OBJECTIVE: Copy out every line that contains the word "drawn".

## Begin

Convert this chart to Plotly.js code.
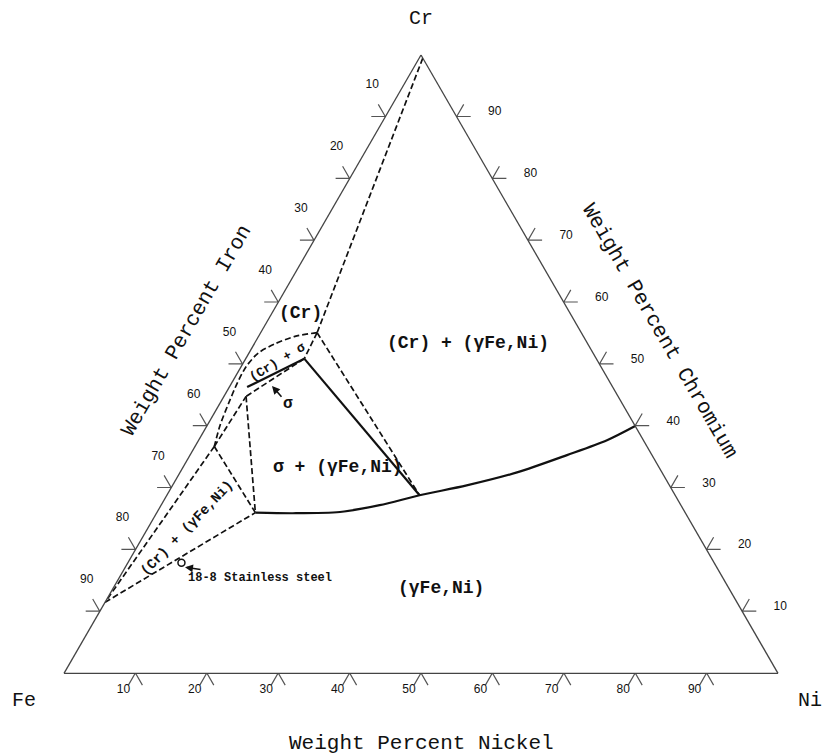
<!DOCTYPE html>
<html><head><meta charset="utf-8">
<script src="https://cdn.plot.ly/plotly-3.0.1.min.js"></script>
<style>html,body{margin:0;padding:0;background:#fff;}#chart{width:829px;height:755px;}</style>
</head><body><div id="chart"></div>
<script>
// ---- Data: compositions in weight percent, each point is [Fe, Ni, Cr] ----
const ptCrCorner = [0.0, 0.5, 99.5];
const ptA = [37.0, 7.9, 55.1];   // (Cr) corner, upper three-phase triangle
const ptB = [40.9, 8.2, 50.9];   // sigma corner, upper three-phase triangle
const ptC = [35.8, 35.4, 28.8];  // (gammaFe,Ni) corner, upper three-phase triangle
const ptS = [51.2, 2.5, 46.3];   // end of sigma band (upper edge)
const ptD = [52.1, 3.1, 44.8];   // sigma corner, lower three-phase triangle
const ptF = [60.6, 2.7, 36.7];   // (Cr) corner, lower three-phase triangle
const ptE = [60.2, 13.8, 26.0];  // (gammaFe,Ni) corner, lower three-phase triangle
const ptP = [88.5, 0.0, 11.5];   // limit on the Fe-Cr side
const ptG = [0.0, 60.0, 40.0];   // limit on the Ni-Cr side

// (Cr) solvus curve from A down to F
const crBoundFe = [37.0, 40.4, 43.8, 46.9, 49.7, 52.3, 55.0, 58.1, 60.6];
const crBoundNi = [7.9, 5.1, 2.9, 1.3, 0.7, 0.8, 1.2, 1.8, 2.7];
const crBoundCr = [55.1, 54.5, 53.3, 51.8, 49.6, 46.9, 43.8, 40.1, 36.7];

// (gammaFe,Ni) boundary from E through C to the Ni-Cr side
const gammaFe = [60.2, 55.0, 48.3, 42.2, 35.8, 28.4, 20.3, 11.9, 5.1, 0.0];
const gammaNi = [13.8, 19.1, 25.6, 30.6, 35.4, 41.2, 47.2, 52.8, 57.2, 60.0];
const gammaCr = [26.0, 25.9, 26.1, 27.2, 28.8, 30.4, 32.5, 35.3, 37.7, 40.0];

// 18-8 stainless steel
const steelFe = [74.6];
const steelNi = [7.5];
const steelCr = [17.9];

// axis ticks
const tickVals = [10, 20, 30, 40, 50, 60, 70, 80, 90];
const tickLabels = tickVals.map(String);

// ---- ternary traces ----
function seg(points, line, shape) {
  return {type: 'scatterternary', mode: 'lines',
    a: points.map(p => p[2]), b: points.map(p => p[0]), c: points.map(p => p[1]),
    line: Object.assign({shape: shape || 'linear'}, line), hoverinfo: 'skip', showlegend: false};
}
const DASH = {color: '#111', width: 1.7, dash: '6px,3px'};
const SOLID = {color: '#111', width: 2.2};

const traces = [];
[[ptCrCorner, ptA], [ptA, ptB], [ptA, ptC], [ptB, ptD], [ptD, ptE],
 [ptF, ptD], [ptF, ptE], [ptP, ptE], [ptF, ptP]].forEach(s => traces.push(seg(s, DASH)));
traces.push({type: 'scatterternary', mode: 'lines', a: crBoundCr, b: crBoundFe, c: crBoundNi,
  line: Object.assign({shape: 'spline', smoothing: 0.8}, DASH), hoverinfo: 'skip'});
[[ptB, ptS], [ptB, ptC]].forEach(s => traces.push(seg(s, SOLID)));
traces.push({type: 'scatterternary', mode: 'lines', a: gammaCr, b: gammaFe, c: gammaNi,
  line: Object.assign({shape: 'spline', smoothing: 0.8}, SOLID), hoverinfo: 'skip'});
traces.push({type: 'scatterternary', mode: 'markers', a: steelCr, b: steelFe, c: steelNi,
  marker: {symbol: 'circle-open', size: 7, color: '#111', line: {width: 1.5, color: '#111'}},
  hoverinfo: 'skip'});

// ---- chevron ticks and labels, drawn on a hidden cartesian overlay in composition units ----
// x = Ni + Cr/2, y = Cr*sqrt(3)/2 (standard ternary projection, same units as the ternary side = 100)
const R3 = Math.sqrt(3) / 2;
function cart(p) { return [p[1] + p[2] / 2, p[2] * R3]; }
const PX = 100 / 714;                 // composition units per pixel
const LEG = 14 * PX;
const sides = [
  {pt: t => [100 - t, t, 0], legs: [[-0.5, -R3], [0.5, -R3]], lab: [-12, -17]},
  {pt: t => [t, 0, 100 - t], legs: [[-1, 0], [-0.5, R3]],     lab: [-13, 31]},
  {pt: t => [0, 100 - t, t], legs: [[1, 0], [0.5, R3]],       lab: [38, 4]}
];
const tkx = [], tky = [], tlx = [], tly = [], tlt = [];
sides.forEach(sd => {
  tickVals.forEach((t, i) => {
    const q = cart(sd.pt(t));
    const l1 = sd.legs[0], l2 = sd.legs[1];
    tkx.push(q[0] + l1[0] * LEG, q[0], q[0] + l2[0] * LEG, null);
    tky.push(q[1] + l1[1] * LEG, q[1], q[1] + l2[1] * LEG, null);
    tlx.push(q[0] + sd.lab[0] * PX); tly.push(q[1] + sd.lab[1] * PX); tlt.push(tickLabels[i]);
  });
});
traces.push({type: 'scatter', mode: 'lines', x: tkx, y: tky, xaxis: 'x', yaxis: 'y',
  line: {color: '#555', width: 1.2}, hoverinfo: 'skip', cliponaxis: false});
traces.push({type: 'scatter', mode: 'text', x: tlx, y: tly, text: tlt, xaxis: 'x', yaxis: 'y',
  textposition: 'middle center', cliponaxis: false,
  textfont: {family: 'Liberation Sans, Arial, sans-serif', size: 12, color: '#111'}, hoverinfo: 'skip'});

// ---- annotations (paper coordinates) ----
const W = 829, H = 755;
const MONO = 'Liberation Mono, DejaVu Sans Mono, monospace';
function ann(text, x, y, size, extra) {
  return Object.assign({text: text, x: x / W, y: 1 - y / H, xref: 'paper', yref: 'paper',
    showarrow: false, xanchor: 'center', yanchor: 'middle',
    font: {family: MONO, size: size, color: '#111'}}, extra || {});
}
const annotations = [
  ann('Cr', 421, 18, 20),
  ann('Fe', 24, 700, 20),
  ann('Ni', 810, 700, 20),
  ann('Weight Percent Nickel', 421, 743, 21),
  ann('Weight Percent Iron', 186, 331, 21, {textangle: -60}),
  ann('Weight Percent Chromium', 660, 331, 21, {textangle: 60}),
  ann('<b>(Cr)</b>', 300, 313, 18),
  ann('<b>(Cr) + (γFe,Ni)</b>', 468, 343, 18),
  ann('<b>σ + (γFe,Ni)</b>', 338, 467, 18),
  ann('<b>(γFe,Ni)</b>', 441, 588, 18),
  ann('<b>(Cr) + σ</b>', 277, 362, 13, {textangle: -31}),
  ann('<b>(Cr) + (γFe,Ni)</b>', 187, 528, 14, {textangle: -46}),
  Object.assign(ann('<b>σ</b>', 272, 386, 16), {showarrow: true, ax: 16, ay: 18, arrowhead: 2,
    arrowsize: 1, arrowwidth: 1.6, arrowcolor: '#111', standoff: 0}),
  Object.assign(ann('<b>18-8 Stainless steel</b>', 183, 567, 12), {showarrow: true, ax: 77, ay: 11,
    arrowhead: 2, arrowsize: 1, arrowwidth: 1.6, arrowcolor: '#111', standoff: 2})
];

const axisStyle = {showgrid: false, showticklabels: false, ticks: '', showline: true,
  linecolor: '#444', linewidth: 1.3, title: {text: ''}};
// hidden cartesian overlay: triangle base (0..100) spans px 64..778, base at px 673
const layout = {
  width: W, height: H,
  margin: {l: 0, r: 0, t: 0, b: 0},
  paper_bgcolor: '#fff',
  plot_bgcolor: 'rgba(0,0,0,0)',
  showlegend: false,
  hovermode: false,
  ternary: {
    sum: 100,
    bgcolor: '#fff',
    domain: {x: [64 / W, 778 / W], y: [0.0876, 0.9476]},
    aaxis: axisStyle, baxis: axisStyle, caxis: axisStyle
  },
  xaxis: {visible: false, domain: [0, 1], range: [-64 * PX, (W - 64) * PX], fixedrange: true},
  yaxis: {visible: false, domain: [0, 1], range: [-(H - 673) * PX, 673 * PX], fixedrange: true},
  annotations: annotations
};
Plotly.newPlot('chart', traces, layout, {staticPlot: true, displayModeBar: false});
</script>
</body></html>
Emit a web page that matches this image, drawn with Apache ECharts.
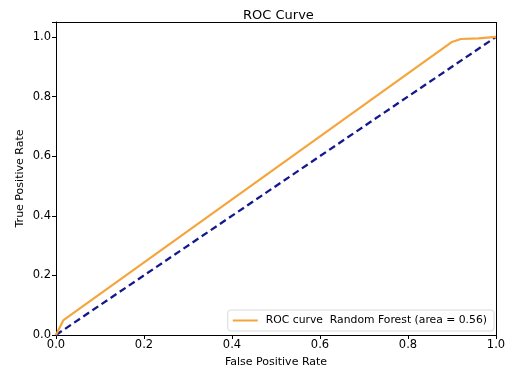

## End

CORRECT OUTPUT:
// ---- chevron ticks and labels, drawn on a hidden cartesian overlay in composition units ----
Emit a web page that matches this image, drawn with Apache ECharts.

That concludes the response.